If even  Norway, for so long considered the most anti-Israel of European countries, is now making clear it is fed up with the PA’s continued refusal to deal with its blatantly antisemitic textbooks, and is willing to do the only thing that gets the PA’s attention — that is, cut aid – perhaps there is hope yet.

Let’s see how Mahmoud Abbas handles this. It doesn’t appear that the usual playbook, where the PA promises to clean up those textbooks and then does nothing, can be followed this time. There’s been too much of a public uproar, following the release of the irrefutable IMPACT report. Perhaps Norway will make up for its previous indifference, or rather hostility, to the besieged Jewish state, in dealing with this textbook case of antisemitism.
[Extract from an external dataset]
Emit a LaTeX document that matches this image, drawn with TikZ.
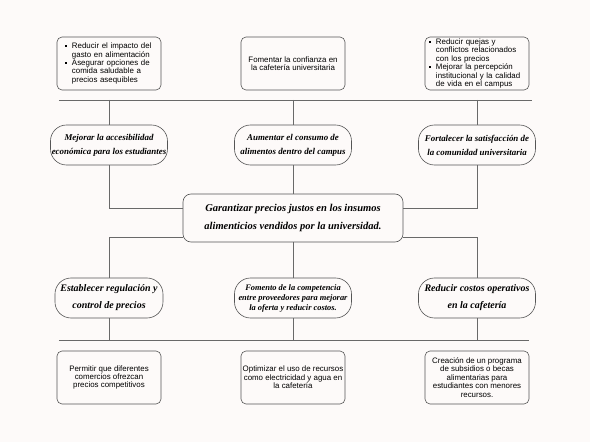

If this is not to be just an isolated example of sanity in Norwegian foreign policy, but to signal a permanent turn in that policy, the Norwegians need to be persuaded – this calls for all islamocritical hands on deck – that the Jihad against Israel is the same Jihad, based on the same Qur’anic texts, that is being pursued against them and other Europeans, albeit with different instruments, by the tens of millions of Muslims who have been allowed so foolishly to settle in their midst. Once that understanding has been reached, Norwegians, sufficiently alarmed, will comprehend that in standing with Israel against the “Palestinian” Jihadis, they are helping to defend themselves.